The U.S. Department of Justice (DOJ) reportedly launched an investigation into the allegations of child sexual abuse by Roman Catholic priests in Pennsylvania.
On Thursday, the Associated Press (AP) reported that prosecutors subpoenaed Catholic dioceses across Pennsylvania. They demanded that church leaders submit confidential documents and testimony stored in “secret archives.”
The media organization obtained information from two people familiar with the investigation but were not authorized to discuss it publicly.
According to the sources, U.S. Attorney William McSwain of Pennsylvania issued the subpoenas last week. He wanted to find out whether church leaders and others committed any federal crime.

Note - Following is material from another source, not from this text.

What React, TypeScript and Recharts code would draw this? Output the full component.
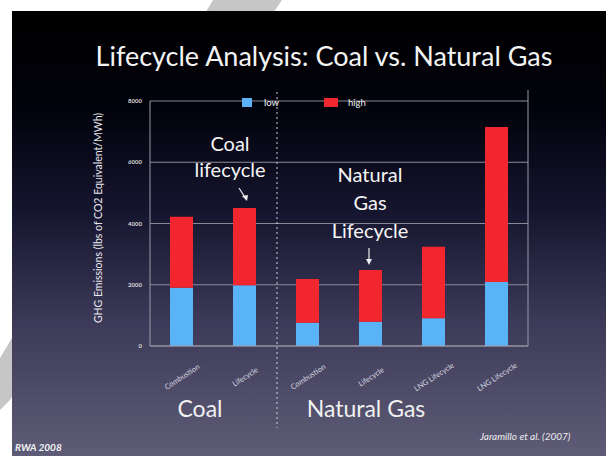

Professor Marci Hamilton, CEO of Child USA, a non-profit think tank focused on preventing child abuse, told AP, “It’s groundbreaking if we’re going to see one of the U.S. attorneys pursuing the Catholic cases. The federal government has so far been utterly silent on the Catholic cases.”
Grand Jury Report prompts investigations into clergy sexual abuse
The DOJ’s investigation comes two months after the release of a grand jury report on child sexual abuse by Catholic priests in six dioceses in the state. The report identified 301 predator priests who sexually abused over a thousand children over the past seven decades.
The leaders of the Catholic Church in Pennsylvania knew about the allegations against the priests. Instead of helping the victims, they committed a pattern of systemic cover-up to avoid scandal, according to the report.
In August, Pennsylvania Attorney General Josh Shapiro criticized Cardinal Donald Wuerl, the former Bishop of Pittsburg, over his untruthful response to the grand jury report. He also claimed that the Vatican knew about the sexual abuse cover-up based on evidence found in secret archives.
Wuerl was identified as one of the bishops involved in covering up the sexual abuse allegations against priests. He decided to resign from his position as the archbishop of Washington D.C. amid growing pressure. Pope Francis accepted his resignation last week.
Last month, Governor Tom Wolf demanded that the Pennsylvania legislature amend state law to allow victims to file lawsuits over sexual abuse that happened to them decades ago.
The Pennsylvania House passed a legislation allowing victims of child sexual abuse from decades ago to file lawsuits against their abusers. However, the state Senate failed to pass a bill that would help older victims seek justice against their abusers decades ago.
In the State of New York, Attorney General Barbara Underwood opened a probe into Catholic dioceses statewide over allegations of clergy sexual abuse cover-up.